Sono originario di Orzinuovi in provincia di Brescia, lì c’è la piazza Vittorio Emanuele, una bella piazza con i portici. Manuela l’ho conosciuta là, al bar, una domenica pomeriggio. Giocavo in B con la Cremonese, tornavo dalla partita, avevo voglia di una cioccolata calda. Lei era con una sua amica, ci siamo soltanto guardati, ci siamo piaciuti subito. Il giorno dopo con una scusa sono andato a prenderla a scuola.
Avevo diciott’anni, lei non ancora quindici.
Non ci siamo più lasciati. In trent’anni abbiamo litigato una volta sola, colpa di una racchetta da tennis. Se mi chiede se le ho messo le corna le rispondo di no. Se per tradimento invece intende la mancata condivisione di una scelta e di una idea, allora le dico di sì, che a volte credo di averlo fatto. Nell’educazione dei figli, per esempio.
Del calcio non mi piace l’esasperazione, le polemiche, i processi, l’arroganza, la stupidità, l’oblio. Quando giocavo io ci divertivamo di più, tra compagni di squadra ci si frequentava dopo le partite, gli allenamenti. Mischiavamo le nostre solitudini. Oggi i calciatori lo fanno molto di meno. Questo mondo ha dato lavoro a tanti, ma tanti si prendono troppo sul serio. Eppure fai un mestiere che ti piace, ti danno un sacco di soldi, sei un privilegiato. Vivi una vita che non è normale. Se ho una qualità è quella di saper scegliere i miei abiti mentali. Non posso assumere un modo di essere che non è il mio. Non riesco a fingere, a mordermi la lingua, a mettere su il disco dell’ipocrisia”.

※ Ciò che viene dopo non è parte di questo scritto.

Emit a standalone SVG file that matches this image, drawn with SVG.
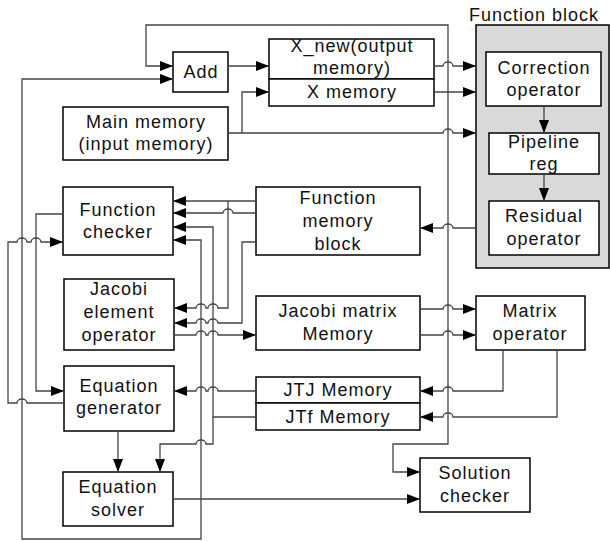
<svg xmlns="http://www.w3.org/2000/svg" width="610" height="541" viewBox="0 0 610 541">
<style>
.b{fill:#fff;stroke:#000;stroke-width:1.5}
.g{fill:#d9d9d9;stroke:#000;stroke-width:1.5}
.t{font-family:"Liberation Sans",Arial,sans-serif;font-size:18px;letter-spacing:1px;text-anchor:middle;fill:#111}
.c path{fill:none;stroke:#444;stroke-width:1.3}
.c path.a{marker-end:url(#ah)}
</style>
<defs>
<marker id="ah" markerUnits="userSpaceOnUse" markerWidth="14" markerHeight="10" refX="13" refY="5" orient="auto">
<path d="M0,0 L13,5 L0,10 z" fill="#000"/>
</marker>
</defs>
<rect width="610" height="541" fill="#fff"/>

<g id="function-block">
<rect class="g" x="476" y="25" width="133" height="243"/>
<text class="t" x="534" y="21">Function block</text>
</g>
<g id="add"><rect class="b" x="173" y="52" width="55" height="40"/><text class="t" x="201" y="78">Add</text></g>
<g id="x-new"><rect class="b" x="269" y="39" width="165" height="40"/><text class="t" x="352" y="52">X_new(output</text><text class="t" x="352" y="74">memory)</text></g>
<g id="x-memory"><rect class="b" x="269" y="79" width="165" height="27"/><text class="t" x="352" y="98">X memory</text></g>
<g id="main-memory"><rect class="b" x="63" y="107" width="165" height="53"/><text class="t" x="146" y="128">Main memory</text><text class="t" x="146" y="150">(input memory)</text></g>
<g id="correction-operator"><rect class="b" x="486" y="52" width="115" height="54"/><text class="t" x="544" y="74">Correction</text><text class="t" x="544" y="96">operator</text></g>
<g id="pipeline-reg"><rect class="b" x="489" y="133" width="110" height="41"/><text class="t" x="544" y="148">Pipeline</text><text class="t" x="544" y="170">reg</text></g>
<g id="residual-operator"><rect class="b" x="489" y="201" width="110" height="54"/><text class="t" x="544" y="222">Residual</text><text class="t" x="544" y="245">operator</text></g>
<g id="function-memory-block"><rect class="b" x="256" y="187" width="164" height="68"/><text class="t" x="338" y="204">Function</text><text class="t" x="338" y="227">memory</text><text class="t" x="338" y="250">block</text></g>
<g id="function-checker"><rect class="b" x="63" y="187" width="110" height="68"/><text class="t" x="118" y="216">Function</text><text class="t" x="118" y="238">checker</text></g>
<g id="jacobi-element-operator"><rect class="b" x="64" y="279" width="110" height="71"/><text class="t" x="119" y="295">Jacobi</text><text class="t" x="119" y="318">element</text><text class="t" x="119" y="341">operator</text></g>
<g id="jacobi-matrix-memory"><rect class="b" x="256" y="296" width="164" height="54"/><text class="t" x="338" y="317">Jacobi matrix</text><text class="t" x="338" y="340">Memory</text></g>
<g id="matrix-operator"><rect class="b" x="476" y="296" width="109" height="54"/><text class="t" x="530" y="317">Matrix</text><text class="t" x="530" y="340">operator</text></g>
<g id="jtj-memory"><rect class="b" x="256" y="377" width="164" height="26"/><text class="t" x="338" y="396">JTJ Memory</text></g>
<g id="jtf-memory"><rect class="b" x="256" y="403" width="164" height="27"/><text class="t" x="338" y="423">JTf Memory</text></g>
<g id="equation-generator"><rect class="b" x="64" y="366" width="110" height="65"/><text class="t" x="119" y="392">Equation</text><text class="t" x="119" y="414">generator</text></g>
<g id="equation-solver"><rect class="b" x="63" y="472" width="110" height="54"/><text class="t" x="118" y="493">Equation</text><text class="t" x="118" y="516">solver</text></g>
<g id="solution-checker"><rect class="b" x="420" y="458" width="110" height="54"/><text class="t" x="475" y="479">Solution</text><text class="t" x="475" y="502">checker</text></g>

<g id="connectors" class="c">
<path class="a" d="M434,92 H476"/>
<path class="a" d="M448,92 V25 H146 V66 H173"/>
<path class="a" d="M448,92 V444 H393 V472 H420"/>
<path class="a" d="M228,66 H269"/>
<path class="a" d="M434,66 H443 a5,4 0 0 1 10,0 H476"/>
<path class="a" d="M228,133 H443 a5,4 0 0 1 10,0 H476"/>
<path class="a" d="M242,133 V92 H269"/>
<path class="a" d="M544,106 V133"/>
<path class="a" d="M544,174 V201"/>
<path class="a" d="M476,228 H453 a5,4 0 0 0 -10,0 H420"/>
<path class="a" d="M256,201 H173"/>
<path class="a" d="M228,201 V308 H218 a5,4 0 0 0 -10,0 H206 a5,4 0 0 0 -10,0 H174"/>
<path class="a" d="M256,213 H233 a5,4 0 0 0 -10,0 H173"/>
<path class="a" d="M256,242 H242 V323 H218 a5,4 0 0 0 -10,0 H206 a5,4 0 0 0 -10,0 H174"/>
<path class="a" d="M174,335 H196 a5,4 0 0 1 10,0 H208 a5,4 0 0 1 10,0 H256"/>
<path class="a" d="M420,309 H443 a5,4 0 0 1 10,0 H476"/>
<path class="a" d="M420,335 H443 a5,4 0 0 1 10,0 H476"/>
<path class="a" d="M503,350 V391 H453 a5,4 0 0 0 -10,0 H420"/>
<path class="a" d="M557,350 V417 H453 a5,4 0 0 0 -10,0 H420"/>
<path class="a" d="M256,391 H218 a5,4 0 0 0 -10,0 H206 a5,4 0 0 0 -10,0 H174"/>
<path class="a" d="M256,417 H213 V227 H173"/>
<path class="a" d="M213,417 V444 H206 a5,4 0 0 0 -10,0 H160 V472"/>
<path class="a" d="M174,499 H420"/>
<path class="a" d="M201,499 V240 H173"/>
<path class="a" d="M201,499 V539 H22 V79 H173"/>
<path class="a" d="M63,214 H36 V391 H64"/>
<path class="a" d="M64,403 H27 a5,4 0 0 0 -10,0 H8 V242 H17 a5,4 0 0 1 10,0 H31 a5,4 0 0 1 10,0 H63"/>
<path class="a" d="M118,431 V472"/>
</g>
</svg>
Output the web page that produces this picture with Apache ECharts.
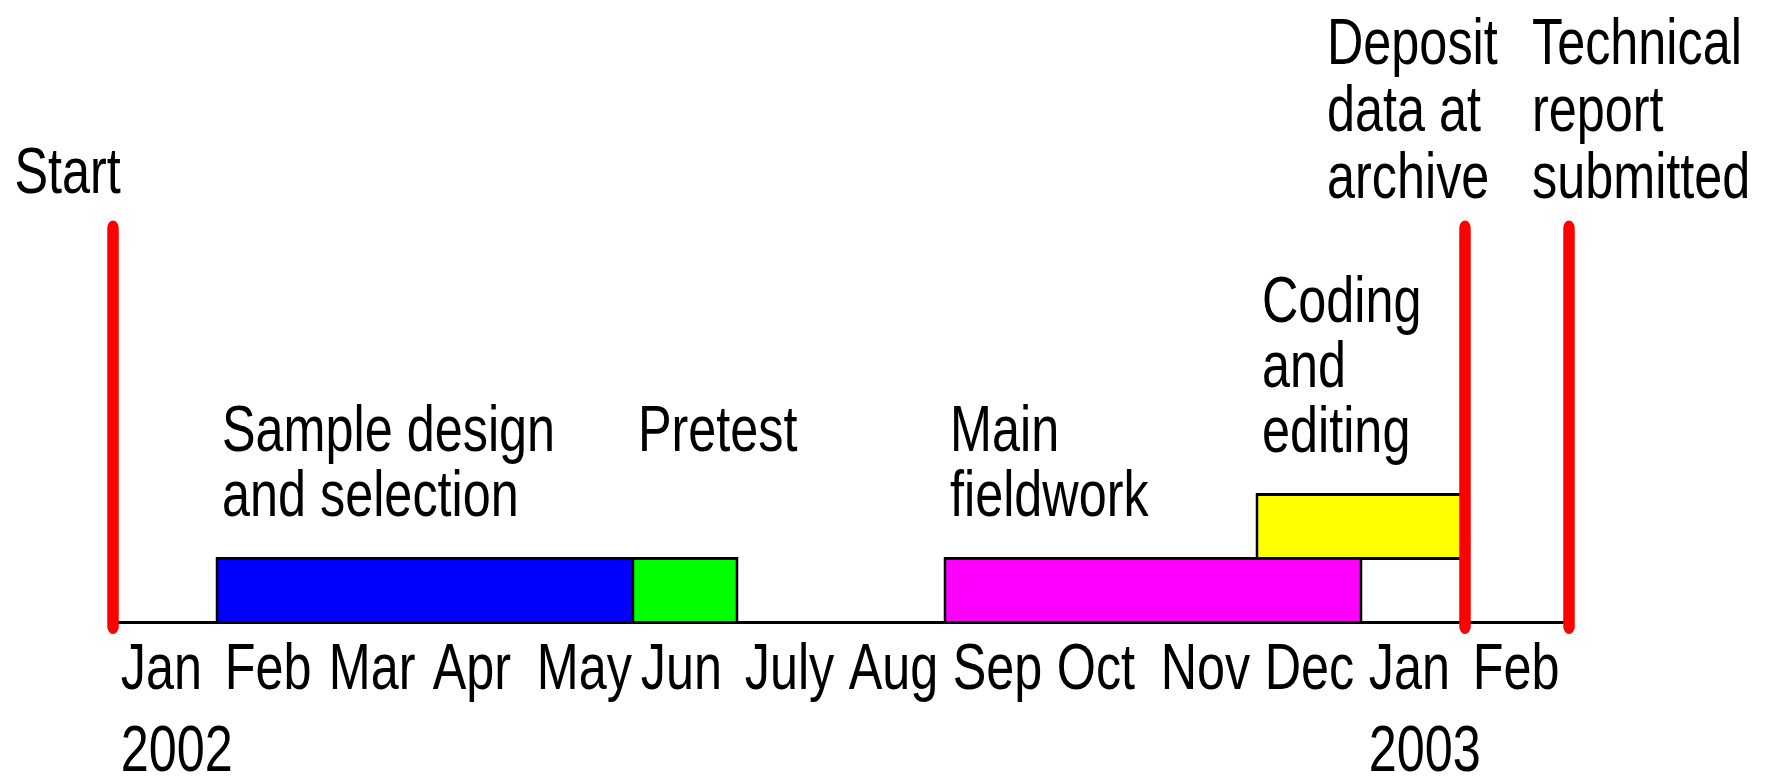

Parole note, quelle di Cesare Prandelli che ha ricordato anche la giornalista Nadia Toffa:
“Un amico comune mi ha raccontato la battaglia di Nadia, che mi ha commosso e stretto il cuore. Così, senza pensarci troppo, sono andato a renderle omaggio. Non eravamo amici. Anzi, neppure la conoscevo, ci siamo incontrati e salutati un paio di volte, casualmente, favoriti forse dal fatto che siamo bresciani tutti e due. Sono andato alla camera ardente spinto dal suo coraggio. Nadia ha inviato un messaggio straordinario, soprattutto a quelli che soffrono: c’è la possibilità di vivere, magari non a lungo, ma con grande dignità e senza perdere il sorriso. Lei c’è riuscita. È stata un esempio di forza e combattività. Alla fine ero quasi imbarazzato per le emozioni forti che ho provato. Sono contento di essere andato a salutarla e di aver abbracciato la sua famiglia. Suo papà lo conosco da tempo, è una persona di grande umanità ed è un tifoso, quando mi ha visto era quasi sorpreso che fossi lì. Spero di aver lasciato qualcosa a lui e alla mamma. Perdere un figlio è disumano, la cosa più brutta che possa capitare a un genitore e non ci sono parole per colmare il vuoto che rimane dentro. Nadia era giovane, energica, sorridente, aperta alla vita. La sua storia, in mezzo a tante altre purtroppo, è la conferma che siamo fragili e a volte indifesi. Una riflessione che non facciamo quasi mai. Non so se il suo sorriso sia una speranza contro il male, ma il suo messaggio è importante. Nadia ha affrontato la malattia con coraggio, senza nascondersi, senza vergogna. Sapeva di non avere troppo tempo a disposizione, ma non si è arresa e ha offerto la sua sofferenza affinché fosse un esempio. Si è messa a nudo. Ha avuto la forza di raccontare tutto, senza paura e con grande dignità. Non ha mollato sino alla fine”.